**WHAT YOU NEED TO DO:**
Beneath this line sits some data. Return only its lines from the one holding "Clone this chart in Plotly.js." through the one holding "var yDom = [[0.5727, 0.9896], [0.0958, 0.5121]];", inclusive, exactly, with the images removed.

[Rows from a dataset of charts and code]

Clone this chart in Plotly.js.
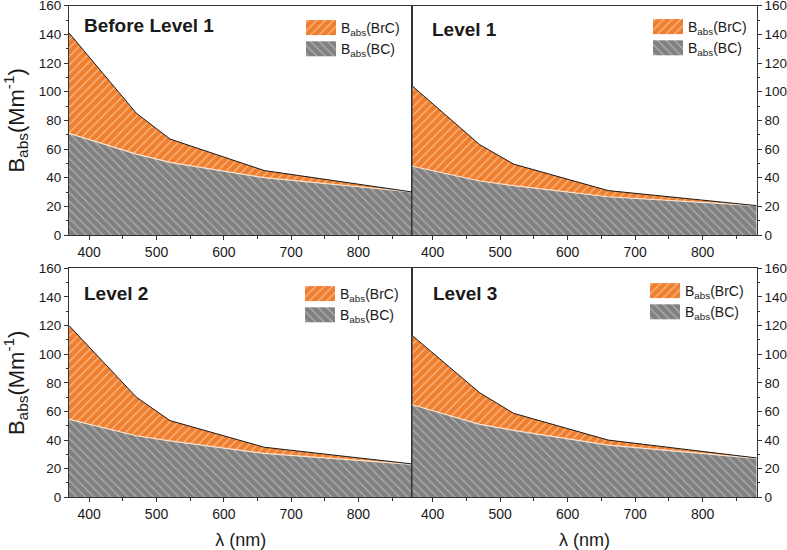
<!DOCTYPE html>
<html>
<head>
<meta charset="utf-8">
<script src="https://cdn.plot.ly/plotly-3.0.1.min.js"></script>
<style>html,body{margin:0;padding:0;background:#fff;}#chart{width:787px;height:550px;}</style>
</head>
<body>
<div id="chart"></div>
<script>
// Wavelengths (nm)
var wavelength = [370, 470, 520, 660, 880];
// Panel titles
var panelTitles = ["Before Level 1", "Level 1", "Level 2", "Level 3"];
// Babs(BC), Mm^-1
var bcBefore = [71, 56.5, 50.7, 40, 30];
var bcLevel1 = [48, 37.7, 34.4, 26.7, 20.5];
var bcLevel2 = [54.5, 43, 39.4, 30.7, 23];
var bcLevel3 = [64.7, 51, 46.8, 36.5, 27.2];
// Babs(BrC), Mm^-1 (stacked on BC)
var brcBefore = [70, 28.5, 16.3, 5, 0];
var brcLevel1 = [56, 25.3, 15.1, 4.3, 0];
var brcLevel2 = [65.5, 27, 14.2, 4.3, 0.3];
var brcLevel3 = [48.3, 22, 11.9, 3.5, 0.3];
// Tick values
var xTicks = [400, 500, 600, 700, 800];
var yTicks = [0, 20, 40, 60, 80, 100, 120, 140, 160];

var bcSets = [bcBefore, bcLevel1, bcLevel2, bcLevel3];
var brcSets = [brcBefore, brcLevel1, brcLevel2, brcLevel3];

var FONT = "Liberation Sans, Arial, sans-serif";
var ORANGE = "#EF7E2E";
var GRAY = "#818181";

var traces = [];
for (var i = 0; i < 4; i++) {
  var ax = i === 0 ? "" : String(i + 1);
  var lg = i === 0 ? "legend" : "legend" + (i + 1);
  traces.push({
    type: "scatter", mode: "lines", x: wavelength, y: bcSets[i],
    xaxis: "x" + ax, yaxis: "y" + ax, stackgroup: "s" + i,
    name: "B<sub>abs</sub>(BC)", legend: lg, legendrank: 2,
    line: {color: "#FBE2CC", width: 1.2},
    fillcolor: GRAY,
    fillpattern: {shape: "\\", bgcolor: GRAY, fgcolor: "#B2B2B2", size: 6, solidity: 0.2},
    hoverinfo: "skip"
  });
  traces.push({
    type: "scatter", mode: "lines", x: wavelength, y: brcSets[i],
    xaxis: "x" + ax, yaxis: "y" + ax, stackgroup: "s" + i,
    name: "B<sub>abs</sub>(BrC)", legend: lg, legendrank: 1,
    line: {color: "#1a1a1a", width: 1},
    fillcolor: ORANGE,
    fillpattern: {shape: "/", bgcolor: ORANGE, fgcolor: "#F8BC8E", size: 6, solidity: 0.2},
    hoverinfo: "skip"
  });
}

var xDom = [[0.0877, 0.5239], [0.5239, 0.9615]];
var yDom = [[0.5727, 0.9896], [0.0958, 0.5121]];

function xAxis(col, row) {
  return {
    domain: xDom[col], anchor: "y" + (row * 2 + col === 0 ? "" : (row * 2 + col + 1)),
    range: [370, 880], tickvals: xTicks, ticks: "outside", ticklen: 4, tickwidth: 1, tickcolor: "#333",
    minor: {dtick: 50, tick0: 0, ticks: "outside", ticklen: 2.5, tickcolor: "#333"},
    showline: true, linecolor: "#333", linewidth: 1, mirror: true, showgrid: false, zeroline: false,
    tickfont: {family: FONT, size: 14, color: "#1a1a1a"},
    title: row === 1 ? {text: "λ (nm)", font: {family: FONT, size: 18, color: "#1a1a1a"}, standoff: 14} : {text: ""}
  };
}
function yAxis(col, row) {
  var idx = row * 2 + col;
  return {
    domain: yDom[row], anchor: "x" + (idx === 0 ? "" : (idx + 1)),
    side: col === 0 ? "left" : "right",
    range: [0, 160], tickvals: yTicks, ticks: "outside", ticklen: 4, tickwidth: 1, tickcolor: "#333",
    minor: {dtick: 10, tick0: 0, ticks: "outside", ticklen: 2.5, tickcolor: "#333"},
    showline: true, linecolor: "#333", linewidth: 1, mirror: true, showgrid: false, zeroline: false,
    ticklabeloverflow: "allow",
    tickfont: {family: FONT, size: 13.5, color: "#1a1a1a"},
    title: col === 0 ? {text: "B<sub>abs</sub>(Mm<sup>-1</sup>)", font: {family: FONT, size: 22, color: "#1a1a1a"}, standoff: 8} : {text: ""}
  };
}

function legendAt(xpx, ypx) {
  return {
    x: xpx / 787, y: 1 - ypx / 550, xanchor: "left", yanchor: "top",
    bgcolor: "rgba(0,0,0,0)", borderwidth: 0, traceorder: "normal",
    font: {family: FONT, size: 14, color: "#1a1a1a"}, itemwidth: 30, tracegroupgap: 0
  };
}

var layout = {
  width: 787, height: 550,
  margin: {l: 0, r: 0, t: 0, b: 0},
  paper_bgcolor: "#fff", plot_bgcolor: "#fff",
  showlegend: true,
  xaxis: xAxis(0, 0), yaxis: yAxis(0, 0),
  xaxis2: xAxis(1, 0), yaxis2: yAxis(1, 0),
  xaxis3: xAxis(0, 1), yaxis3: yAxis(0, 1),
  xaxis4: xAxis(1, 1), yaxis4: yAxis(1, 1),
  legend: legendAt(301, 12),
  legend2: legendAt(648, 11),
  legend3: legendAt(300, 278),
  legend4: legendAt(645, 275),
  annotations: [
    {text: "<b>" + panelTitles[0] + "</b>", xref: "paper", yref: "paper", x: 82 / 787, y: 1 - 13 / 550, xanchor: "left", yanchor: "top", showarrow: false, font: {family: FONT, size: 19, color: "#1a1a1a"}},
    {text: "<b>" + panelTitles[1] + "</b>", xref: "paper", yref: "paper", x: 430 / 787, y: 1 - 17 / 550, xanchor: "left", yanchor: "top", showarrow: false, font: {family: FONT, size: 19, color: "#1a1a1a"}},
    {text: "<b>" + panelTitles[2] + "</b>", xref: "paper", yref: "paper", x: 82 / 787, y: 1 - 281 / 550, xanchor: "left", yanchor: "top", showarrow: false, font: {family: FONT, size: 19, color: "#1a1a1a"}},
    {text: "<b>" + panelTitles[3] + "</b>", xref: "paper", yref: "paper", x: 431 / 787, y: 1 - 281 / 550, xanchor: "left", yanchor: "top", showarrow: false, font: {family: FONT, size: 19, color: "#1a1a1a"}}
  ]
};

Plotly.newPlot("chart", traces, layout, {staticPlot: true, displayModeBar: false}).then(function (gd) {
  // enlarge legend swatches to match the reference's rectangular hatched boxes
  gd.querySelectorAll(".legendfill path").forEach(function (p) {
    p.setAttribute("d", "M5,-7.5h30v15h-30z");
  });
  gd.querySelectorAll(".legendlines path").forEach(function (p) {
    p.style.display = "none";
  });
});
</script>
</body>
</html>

--

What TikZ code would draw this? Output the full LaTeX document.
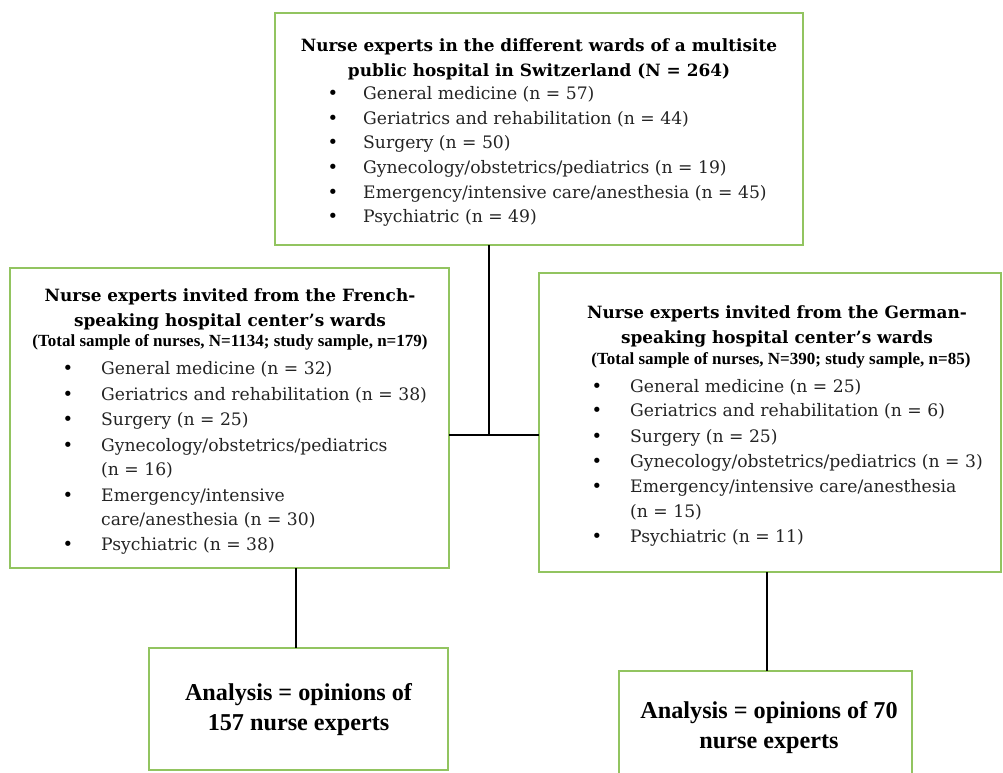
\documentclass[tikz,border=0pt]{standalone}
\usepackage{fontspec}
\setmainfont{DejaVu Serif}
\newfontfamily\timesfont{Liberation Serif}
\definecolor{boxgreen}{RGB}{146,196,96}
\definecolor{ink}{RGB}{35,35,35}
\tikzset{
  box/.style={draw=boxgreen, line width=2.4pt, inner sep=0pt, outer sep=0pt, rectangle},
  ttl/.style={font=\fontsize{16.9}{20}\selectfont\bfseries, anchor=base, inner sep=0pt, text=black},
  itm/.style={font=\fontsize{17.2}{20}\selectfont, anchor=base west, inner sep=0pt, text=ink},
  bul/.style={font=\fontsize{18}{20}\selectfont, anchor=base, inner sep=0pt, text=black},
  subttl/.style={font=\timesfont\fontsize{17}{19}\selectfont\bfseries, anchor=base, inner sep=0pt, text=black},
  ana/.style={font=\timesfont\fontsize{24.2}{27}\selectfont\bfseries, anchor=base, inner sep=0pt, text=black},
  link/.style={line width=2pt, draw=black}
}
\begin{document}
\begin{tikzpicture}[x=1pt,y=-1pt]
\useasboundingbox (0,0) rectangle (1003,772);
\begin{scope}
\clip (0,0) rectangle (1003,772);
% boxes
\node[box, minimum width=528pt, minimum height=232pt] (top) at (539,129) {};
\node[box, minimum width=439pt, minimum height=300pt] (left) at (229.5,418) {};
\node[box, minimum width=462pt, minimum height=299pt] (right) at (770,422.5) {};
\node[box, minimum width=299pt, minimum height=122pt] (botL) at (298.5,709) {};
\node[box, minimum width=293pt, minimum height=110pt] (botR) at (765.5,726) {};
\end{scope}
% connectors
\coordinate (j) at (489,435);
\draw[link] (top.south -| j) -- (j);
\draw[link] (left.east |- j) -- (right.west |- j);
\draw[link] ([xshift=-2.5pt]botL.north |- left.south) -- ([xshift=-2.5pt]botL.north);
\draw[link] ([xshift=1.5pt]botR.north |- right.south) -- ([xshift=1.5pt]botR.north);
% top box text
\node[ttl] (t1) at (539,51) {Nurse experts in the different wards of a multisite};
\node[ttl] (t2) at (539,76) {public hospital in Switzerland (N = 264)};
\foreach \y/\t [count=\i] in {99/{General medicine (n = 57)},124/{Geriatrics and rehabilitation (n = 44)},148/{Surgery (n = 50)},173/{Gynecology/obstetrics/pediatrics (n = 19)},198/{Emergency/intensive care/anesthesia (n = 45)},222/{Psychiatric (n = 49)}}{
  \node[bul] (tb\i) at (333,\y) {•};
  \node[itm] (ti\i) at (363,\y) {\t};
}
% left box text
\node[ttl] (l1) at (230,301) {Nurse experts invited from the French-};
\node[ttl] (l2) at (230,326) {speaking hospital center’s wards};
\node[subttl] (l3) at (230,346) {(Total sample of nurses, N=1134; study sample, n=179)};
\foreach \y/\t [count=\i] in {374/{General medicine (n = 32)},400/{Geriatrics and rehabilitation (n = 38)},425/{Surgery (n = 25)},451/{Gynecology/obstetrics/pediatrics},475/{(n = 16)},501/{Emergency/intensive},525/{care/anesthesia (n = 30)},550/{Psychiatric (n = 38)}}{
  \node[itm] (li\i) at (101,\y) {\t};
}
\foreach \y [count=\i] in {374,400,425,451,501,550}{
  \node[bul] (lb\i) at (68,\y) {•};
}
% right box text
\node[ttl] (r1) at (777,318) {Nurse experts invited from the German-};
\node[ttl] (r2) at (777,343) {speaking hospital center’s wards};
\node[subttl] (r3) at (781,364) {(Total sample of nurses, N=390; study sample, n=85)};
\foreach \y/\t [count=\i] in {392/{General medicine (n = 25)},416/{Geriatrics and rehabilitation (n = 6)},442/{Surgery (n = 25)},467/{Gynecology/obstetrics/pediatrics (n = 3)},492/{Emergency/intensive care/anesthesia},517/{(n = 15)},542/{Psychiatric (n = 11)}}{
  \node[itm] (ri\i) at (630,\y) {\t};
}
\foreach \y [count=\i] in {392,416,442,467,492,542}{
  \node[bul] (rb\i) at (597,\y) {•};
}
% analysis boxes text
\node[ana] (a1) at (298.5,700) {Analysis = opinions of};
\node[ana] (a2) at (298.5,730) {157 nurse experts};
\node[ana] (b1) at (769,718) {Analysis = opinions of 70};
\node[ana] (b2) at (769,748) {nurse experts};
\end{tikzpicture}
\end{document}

**RESULT OF THIS TASK:**
Clone this chart in Plotly.js.
<!DOCTYPE html>
<html>
<head>
<meta charset="utf-8">
<script src="https://cdn.plot.ly/plotly-3.0.1.min.js"></script>
<style>html,body{margin:0;padding:0;background:#fff;}#chart{width:787px;height:550px;}</style>
</head>
<body>
<div id="chart"></div>
<script>
// Wavelengths (nm)
var wavelength = [370, 470, 520, 660, 880];
// Panel titles
var panelTitles = ["Before Level 1", "Level 1", "Level 2", "Level 3"];
// Babs(BC), Mm^-1
var bcBefore = [71, 56.5, 50.7, 40, 30];
var bcLevel1 = [48, 37.7, 34.4, 26.7, 20.5];
var bcLevel2 = [54.5, 43, 39.4, 30.7, 23];
var bcLevel3 = [64.7, 51, 46.8, 36.5, 27.2];
// Babs(BrC), Mm^-1 (stacked on BC)
var brcBefore = [70, 28.5, 16.3, 5, 0];
var brcLevel1 = [56, 25.3, 15.1, 4.3, 0];
var brcLevel2 = [65.5, 27, 14.2, 4.3, 0.3];
var brcLevel3 = [48.3, 22, 11.9, 3.5, 0.3];
// Tick values
var xTicks = [400, 500, 600, 700, 800];
var yTicks = [0, 20, 40, 60, 80, 100, 120, 140, 160];

var bcSets = [bcBefore, bcLevel1, bcLevel2, bcLevel3];
var brcSets = [brcBefore, brcLevel1, brcLevel2, brcLevel3];

var FONT = "Liberation Sans, Arial, sans-serif";
var ORANGE = "#EF7E2E";
var GRAY = "#818181";

var traces = [];
for (var i = 0; i < 4; i++) {
  var ax = i === 0 ? "" : String(i + 1);
  var lg = i === 0 ? "legend" : "legend" + (i + 1);
  traces.push({
    type: "scatter", mode: "lines", x: wavelength, y: bcSets[i],
    xaxis: "x" + ax, yaxis: "y" + ax, stackgroup: "s" + i,
    name: "B<sub>abs</sub>(BC)", legend: lg, legendrank: 2,
    line: {color: "#FBE2CC", width: 1.2},
    fillcolor: GRAY,
    fillpattern: {shape: "\\", bgcolor: GRAY, fgcolor: "#B2B2B2", size: 6, solidity: 0.2},
    hoverinfo: "skip"
  });
  traces.push({
    type: "scatter", mode: "lines", x: wavelength, y: brcSets[i],
    xaxis: "x" + ax, yaxis: "y" + ax, stackgroup: "s" + i,
    name: "B<sub>abs</sub>(BrC)", legend: lg, legendrank: 1,
    line: {color: "#1a1a1a", width: 1},
    fillcolor: ORANGE,
    fillpattern: {shape: "/", bgcolor: ORANGE, fgcolor: "#F8BC8E", size: 6, solidity: 0.2},
    hoverinfo: "skip"
  });
}

var xDom = [[0.0877, 0.5239], [0.5239, 0.9615]];
var yDom = [[0.5727, 0.9896], [0.0958, 0.5121]];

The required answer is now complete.